Britain possesses the shortest starting boxes in the world. "This results in many horses becoming uncomfortable in the stalls during the loading process," deduces the Jockey Club report.

The figures show that horses causing a problem at the start continue to be on the increase. To combat this trend there will be more stall handlers around. In fields of up to 20 there are currently four leaders, four pushers and a team leader.

Soon the number of leaders will be increased to six and even more staff will be made available for fields of over 20 runners. As a 14-bay unit of stalls costs around £40,000, the bare coverage nationally will be over £2.5m.

In addition, stewards will, in the near future, inquire into any race which is more than three minutes late. Jockeys and trainers seem certain to come under the microscope here as the largest single reason for tardy races is a late arrival at the start.

Another racecourse official, Hugh Barclay, a starter, is to escape financial punishment despite his admission that he was culpable for the wrong-start débâcle at Doncaster last week. Barclay has shouldered the blame for not spotting that the stalls had been placed at the six-furlong start for the EBF Carrie Red Nursery. They should have been 110 yards further back.

An official inquiry is to take place, but employment law means that Barclay cannot be fined. "Unlike dealing with licensed participants, for whom disciplinary measures are contained within the Rules of Racing, the Jockey Club is constrained by employment law with regard to its own officials, as happens in any employee-employer relationship," John Maxse, spokesman for the Jockey Club, said.

The winds that whipped across the country yesterday were in no small means helped on their way by sighs of relief from Britain's trainers. It has been confirmed that Aidan O'Brien will not have a single runner at tomorrow's influential Newbury meeting despite some glossy entries.

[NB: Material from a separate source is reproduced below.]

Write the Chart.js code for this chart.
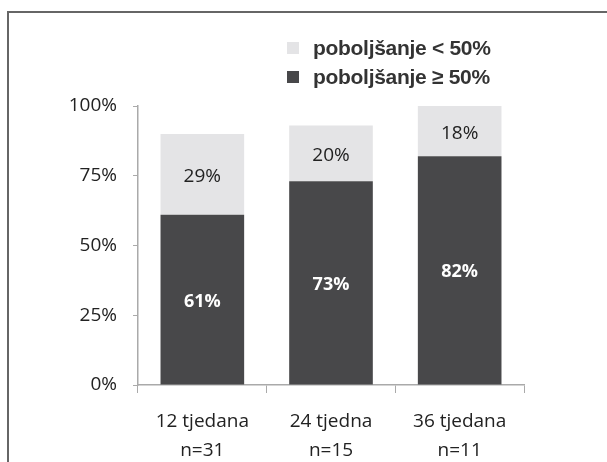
<!DOCTYPE html>
<html>
<head>
<meta charset="utf-8">
<script src="https://cdn.jsdelivr.net/npm/chart.js@4/dist/chart.umd.min.js"></script>
<style>
  html, body { margin: 0; padding: 0; background: #fff; overflow: hidden; }
  #wrap { position: relative; width: 607px; height: 462px; }
  #frame {
    position: absolute; left: 7px; top: 11px; width: 640px; height: 500px;
    border-left: 2px solid #666; border-top: 2px solid #666;
  }
  #chart { position: absolute; left: 0; top: 0; }
  #legend { position: absolute; left: 287px; top: 33px; font-family: "Liberation Sans", Arial, sans-serif; }
  .item { display: flex; align-items: center; height: 29px; font-weight: bold; font-size: 21px; letter-spacing: -0.3px; color: #333; }
  .box { width: 12px; height: 12px; margin-right: 14px; }
</style>
</head>
<body>
<div id="wrap">
  <div id="frame"></div>
  <canvas id="chart" width="607" height="462"></canvas>
  <div id="legend"></div>
</div>
<script>
const categories = [['12 tjedana', 'n=31'], ['24 tjedna', 'n=15'], ['36 tjedana', 'n=11']];
const atLeast50 = [61, 73, 82];
const below50 = [29, 20, 18];
const yTicks = [0, 25, 50, 75, 100];

const darkColor = '#48484a';
const lightColor = '#e4e4e6';

// values written in the middle of each segment
const segmentLabels = {
  id: 'segmentLabels',
  afterDatasetsDraw(chart) {
    const ctx = chart.ctx;
    chart.data.datasets.forEach((ds, i) => {
      const meta = chart.getDatasetMeta(i);
      meta.data.forEach((bar, j) => {
        const p = bar.getProps(['x', 'y', 'base'], true);
        ctx.save();
        ctx.font = ds.labelBold ? 'bold 18px "Open Sans", sans-serif' : '19px "Open Sans", sans-serif';
        ctx.fillStyle = ds.labelColor;
        ctx.textAlign = 'center';
        ctx.textBaseline = 'middle';
        ctx.fillText(ds.data[j] + '%', p.x, (p.y + p.base) / 2 + 2);
        ctx.restore();
      });
    });
  }
};

const chart = new Chart(document.getElementById('chart'), {
  type: 'bar',
  data: {
    labels: categories,
    datasets: [
      {
        label: 'poboljšanje \u2265 50%',
        data: atLeast50,
        backgroundColor: darkColor,
        labelColor: '#ffffff',
        labelBold: true,
      },
      {
        label: 'poboljšanje < 50%',
        data: below50,
        backgroundColor: lightColor,
        labelColor: '#222222',
        labelBold: false,
      },
    ],
  },
  options: {
    responsive: false,
    animation: false,
    layout: { padding: { left: 0, right: 83, top: 106, bottom: 0 } },
    datasets: { bar: { categoryPercentage: 1, barPercentage: 0.65 } },
    plugins: {
      legend: { display: false },
      tooltip: { enabled: false },
    },
    scales: {
      x: {
        stacked: true,
        afterFit: (scale) => { scale.height = 77; },
        grid: { drawOnChartArea: false, tickLength: 8, color: '#aaa', offset: true },
        border: { color: '#aaa', width: 1.5 },
        ticks: {
          color: '#222',
          padding: 14,
          maxRotation: 0,
          font: { family: '"Open Sans", sans-serif', size: 19, lineHeight: 1.53 },
        },
      },
      y: {
        stacked: true,
        min: 0,
        max: 100,
        afterFit: (scale) => { scale.width = 138; },
        afterBuildTicks: (scale) => { scale.ticks = yTicks.map((v) => ({ value: v })); },
        grid: { drawOnChartArea: false, tickLength: 5, color: '#aaa' },
        border: { color: '#aaa', width: 1.5 },
        ticks: {
          color: '#222',
          padding: 16,
          callback: (v) => v + '%',
          font: { family: '"Open Sans", sans-serif', size: 19 },
        },
      },
    },
  },
  plugins: [segmentLabels],
});

// legend, light entry on top
const legend = document.getElementById('legend');
chart.data.datasets.slice().reverse().forEach((ds) => {
  const item = document.createElement('div');
  item.className = 'item';
  const box = document.createElement('span');
  box.className = 'box';
  box.style.background = ds.backgroundColor;
  const text = document.createElement('span');
  text.textContent = ds.label;
  item.appendChild(box);
  item.appendChild(text);
  legend.appendChild(item);
});
</script>
</body>
</html>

It had been suggested that O'Brien might be giving a racecourse debut to Tasmanian Tiger, the most expensive yearling sold at auction last year, at $6.8m, or to Black Sam Bellamy, a full brother to the dual Derby winner Galileo.

Sorcerous, who cost two million guineas at the Houghton Sales at Newmarket a year ago, was also among the considerations. However, this trio, along with several other Ballydoyle entries, will not be going into the stalls.